◆ **Exercise directions**:
Look through the data below and return each line where "this" appears.

>> Begin

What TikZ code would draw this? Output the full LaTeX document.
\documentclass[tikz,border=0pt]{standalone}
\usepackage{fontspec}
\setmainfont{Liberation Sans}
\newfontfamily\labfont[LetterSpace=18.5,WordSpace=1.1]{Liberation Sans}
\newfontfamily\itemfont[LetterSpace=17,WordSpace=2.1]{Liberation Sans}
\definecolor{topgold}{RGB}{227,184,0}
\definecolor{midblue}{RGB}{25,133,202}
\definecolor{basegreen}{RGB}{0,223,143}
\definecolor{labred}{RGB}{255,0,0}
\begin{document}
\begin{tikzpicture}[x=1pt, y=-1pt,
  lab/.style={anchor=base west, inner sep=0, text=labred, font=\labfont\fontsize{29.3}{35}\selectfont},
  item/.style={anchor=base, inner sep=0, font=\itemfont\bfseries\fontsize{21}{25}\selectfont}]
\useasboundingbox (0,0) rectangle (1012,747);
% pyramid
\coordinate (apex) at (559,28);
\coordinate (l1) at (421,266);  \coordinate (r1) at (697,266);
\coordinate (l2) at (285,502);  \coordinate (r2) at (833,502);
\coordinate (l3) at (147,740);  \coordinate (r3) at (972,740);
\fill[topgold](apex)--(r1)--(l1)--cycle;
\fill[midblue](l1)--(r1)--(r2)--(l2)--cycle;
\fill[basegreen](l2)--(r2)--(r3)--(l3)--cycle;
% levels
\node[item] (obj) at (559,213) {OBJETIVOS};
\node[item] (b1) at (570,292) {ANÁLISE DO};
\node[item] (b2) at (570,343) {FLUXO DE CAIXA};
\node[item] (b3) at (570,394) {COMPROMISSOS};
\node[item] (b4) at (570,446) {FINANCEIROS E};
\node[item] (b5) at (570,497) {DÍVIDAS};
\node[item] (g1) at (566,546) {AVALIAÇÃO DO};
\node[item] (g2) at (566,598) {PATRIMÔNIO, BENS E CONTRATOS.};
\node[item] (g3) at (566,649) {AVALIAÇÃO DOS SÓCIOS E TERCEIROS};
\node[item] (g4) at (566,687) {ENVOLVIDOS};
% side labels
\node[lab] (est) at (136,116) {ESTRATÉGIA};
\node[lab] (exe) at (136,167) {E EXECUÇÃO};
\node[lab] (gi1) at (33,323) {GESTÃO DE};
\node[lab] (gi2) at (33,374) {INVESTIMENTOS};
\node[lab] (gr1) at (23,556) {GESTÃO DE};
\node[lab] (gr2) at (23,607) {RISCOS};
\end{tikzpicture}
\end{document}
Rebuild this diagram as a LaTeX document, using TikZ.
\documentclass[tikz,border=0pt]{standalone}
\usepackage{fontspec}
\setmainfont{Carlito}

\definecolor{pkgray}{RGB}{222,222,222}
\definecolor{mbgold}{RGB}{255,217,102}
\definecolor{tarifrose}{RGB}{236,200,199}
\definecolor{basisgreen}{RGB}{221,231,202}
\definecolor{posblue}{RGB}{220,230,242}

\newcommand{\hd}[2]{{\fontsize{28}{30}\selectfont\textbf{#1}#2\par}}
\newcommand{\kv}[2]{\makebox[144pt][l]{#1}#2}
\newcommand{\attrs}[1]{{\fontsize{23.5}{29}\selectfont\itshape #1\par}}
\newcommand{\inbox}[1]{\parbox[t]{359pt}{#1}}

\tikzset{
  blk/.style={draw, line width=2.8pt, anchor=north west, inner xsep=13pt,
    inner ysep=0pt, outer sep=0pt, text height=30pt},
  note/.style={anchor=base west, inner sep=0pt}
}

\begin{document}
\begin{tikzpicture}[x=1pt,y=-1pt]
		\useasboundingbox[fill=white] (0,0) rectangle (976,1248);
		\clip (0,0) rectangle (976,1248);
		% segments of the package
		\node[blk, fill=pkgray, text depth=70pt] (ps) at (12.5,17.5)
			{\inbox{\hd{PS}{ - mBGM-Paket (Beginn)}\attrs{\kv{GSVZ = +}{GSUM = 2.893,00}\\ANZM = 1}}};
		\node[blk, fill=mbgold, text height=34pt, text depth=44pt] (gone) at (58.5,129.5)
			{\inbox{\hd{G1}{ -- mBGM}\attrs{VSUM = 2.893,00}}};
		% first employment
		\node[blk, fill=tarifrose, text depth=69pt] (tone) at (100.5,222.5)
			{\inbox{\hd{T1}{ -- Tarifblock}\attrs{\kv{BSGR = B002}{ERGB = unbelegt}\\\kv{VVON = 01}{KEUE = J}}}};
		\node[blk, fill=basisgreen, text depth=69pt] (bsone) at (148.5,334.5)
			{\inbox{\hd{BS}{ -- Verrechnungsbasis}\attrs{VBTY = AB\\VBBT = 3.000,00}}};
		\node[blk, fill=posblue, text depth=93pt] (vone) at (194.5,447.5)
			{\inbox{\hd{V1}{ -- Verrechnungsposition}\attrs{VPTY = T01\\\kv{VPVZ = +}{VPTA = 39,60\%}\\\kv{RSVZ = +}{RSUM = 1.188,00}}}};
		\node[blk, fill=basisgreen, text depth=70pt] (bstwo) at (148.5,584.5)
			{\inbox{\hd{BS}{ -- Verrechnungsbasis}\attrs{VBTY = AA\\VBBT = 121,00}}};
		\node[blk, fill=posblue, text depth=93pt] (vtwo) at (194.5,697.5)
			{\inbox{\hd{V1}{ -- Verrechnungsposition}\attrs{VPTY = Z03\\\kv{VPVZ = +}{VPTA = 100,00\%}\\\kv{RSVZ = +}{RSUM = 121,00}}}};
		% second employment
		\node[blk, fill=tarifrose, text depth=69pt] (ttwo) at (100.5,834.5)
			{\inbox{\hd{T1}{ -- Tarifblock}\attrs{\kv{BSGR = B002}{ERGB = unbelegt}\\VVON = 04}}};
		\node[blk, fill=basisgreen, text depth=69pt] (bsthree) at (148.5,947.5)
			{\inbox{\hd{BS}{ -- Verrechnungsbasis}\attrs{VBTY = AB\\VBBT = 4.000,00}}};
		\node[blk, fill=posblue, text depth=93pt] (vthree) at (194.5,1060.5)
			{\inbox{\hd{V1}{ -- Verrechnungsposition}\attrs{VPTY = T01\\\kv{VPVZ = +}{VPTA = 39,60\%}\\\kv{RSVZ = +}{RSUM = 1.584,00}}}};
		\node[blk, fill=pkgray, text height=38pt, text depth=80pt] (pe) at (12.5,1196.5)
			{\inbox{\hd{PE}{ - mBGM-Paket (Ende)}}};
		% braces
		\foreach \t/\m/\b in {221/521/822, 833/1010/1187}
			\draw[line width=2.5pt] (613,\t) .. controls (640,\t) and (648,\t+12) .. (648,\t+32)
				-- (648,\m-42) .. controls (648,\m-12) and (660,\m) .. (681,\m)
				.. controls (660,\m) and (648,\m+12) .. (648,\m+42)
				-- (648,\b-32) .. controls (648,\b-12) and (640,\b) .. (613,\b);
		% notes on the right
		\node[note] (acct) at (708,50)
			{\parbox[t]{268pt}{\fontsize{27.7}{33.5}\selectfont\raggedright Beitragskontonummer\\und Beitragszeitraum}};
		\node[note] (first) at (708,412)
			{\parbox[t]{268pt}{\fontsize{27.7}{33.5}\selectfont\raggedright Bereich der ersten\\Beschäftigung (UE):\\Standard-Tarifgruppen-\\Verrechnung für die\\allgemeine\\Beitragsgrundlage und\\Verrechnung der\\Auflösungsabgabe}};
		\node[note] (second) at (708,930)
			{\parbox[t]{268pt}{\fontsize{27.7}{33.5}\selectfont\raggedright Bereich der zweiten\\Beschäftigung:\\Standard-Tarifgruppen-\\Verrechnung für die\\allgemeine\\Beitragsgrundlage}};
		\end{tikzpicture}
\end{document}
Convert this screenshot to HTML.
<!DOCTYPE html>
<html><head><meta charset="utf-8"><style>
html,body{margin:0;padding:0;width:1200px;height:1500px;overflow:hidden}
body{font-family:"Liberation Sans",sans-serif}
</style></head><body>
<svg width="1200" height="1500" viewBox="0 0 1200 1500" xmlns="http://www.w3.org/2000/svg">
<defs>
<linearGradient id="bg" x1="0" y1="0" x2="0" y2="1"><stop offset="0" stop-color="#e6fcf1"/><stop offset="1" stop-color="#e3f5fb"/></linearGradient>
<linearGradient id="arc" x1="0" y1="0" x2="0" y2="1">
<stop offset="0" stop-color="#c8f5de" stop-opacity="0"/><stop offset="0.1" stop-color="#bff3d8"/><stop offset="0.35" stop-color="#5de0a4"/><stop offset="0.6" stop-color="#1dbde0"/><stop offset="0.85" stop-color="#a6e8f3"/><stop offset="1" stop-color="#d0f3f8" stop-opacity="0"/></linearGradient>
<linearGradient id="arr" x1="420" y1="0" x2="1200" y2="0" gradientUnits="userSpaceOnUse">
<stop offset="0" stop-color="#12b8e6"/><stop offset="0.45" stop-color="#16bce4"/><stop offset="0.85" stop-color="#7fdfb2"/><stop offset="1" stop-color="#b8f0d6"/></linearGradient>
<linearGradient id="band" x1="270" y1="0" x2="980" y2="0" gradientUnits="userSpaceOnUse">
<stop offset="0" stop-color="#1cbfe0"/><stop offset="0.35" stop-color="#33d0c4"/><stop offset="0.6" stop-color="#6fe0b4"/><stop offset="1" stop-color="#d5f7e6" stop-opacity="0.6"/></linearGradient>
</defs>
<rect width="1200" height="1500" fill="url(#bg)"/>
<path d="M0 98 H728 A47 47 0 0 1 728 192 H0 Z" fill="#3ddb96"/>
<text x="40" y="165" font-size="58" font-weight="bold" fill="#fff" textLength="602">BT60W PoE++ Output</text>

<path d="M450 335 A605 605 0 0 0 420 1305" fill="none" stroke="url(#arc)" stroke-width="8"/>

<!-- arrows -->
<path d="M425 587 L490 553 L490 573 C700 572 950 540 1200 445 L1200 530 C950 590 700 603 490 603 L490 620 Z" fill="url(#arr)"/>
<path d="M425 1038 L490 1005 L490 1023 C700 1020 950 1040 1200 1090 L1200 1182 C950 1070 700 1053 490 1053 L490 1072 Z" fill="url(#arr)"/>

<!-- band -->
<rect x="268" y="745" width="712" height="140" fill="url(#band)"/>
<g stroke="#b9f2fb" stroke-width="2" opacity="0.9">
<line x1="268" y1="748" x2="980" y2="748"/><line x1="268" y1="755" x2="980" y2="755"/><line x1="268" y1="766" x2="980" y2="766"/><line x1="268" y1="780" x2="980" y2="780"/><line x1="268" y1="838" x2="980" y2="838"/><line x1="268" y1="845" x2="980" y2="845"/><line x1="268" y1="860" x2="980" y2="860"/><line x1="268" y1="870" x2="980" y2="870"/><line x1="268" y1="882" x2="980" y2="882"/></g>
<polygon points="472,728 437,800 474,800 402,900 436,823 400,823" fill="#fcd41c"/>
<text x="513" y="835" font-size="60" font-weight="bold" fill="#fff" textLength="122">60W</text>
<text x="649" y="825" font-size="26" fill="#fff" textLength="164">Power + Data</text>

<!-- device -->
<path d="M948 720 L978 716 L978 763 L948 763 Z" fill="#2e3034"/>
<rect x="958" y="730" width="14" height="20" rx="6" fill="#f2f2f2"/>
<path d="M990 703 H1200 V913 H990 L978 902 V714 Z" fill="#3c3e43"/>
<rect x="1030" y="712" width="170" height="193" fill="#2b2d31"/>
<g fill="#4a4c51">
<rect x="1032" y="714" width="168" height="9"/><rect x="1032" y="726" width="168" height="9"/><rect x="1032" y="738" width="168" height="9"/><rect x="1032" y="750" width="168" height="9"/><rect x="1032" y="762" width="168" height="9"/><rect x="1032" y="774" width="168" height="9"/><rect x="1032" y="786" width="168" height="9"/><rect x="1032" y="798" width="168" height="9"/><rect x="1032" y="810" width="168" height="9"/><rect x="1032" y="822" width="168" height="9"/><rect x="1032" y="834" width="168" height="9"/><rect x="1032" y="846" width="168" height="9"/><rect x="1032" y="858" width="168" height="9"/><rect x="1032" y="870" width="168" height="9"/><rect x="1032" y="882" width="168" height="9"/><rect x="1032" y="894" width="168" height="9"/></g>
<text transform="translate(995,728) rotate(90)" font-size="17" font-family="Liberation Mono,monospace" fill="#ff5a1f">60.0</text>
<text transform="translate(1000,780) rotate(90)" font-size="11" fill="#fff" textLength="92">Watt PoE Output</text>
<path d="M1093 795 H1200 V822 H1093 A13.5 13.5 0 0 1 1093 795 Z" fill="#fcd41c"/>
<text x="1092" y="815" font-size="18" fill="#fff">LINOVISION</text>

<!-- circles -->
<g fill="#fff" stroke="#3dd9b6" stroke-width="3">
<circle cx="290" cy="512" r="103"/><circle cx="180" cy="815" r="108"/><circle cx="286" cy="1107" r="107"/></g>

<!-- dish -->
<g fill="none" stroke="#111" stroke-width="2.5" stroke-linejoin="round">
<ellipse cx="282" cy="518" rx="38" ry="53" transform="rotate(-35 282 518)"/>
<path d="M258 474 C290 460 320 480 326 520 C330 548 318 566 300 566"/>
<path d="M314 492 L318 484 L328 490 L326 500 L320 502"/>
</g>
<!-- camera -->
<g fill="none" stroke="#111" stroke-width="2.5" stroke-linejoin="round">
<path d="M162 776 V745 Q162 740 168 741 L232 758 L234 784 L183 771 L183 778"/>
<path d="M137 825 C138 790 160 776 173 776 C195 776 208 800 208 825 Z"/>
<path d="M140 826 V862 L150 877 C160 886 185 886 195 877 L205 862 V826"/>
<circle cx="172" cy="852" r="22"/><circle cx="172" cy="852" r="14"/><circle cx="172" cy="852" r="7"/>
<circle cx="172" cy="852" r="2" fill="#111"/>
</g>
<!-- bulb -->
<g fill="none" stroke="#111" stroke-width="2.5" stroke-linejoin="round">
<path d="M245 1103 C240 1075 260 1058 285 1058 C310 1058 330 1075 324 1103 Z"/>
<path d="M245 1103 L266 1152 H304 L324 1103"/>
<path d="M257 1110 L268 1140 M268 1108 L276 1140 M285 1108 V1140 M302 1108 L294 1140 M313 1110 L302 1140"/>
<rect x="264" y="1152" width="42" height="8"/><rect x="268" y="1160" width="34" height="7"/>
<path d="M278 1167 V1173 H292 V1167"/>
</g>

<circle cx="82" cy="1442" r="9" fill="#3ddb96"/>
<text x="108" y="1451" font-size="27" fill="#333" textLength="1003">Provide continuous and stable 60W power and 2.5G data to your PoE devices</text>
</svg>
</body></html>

>> End

◆ **Exercise answer**:
What TikZ code would draw this? Output the full LaTeX document.
Rebuild this diagram as a LaTeX document, using TikZ.
Convert this screenshot to HTML.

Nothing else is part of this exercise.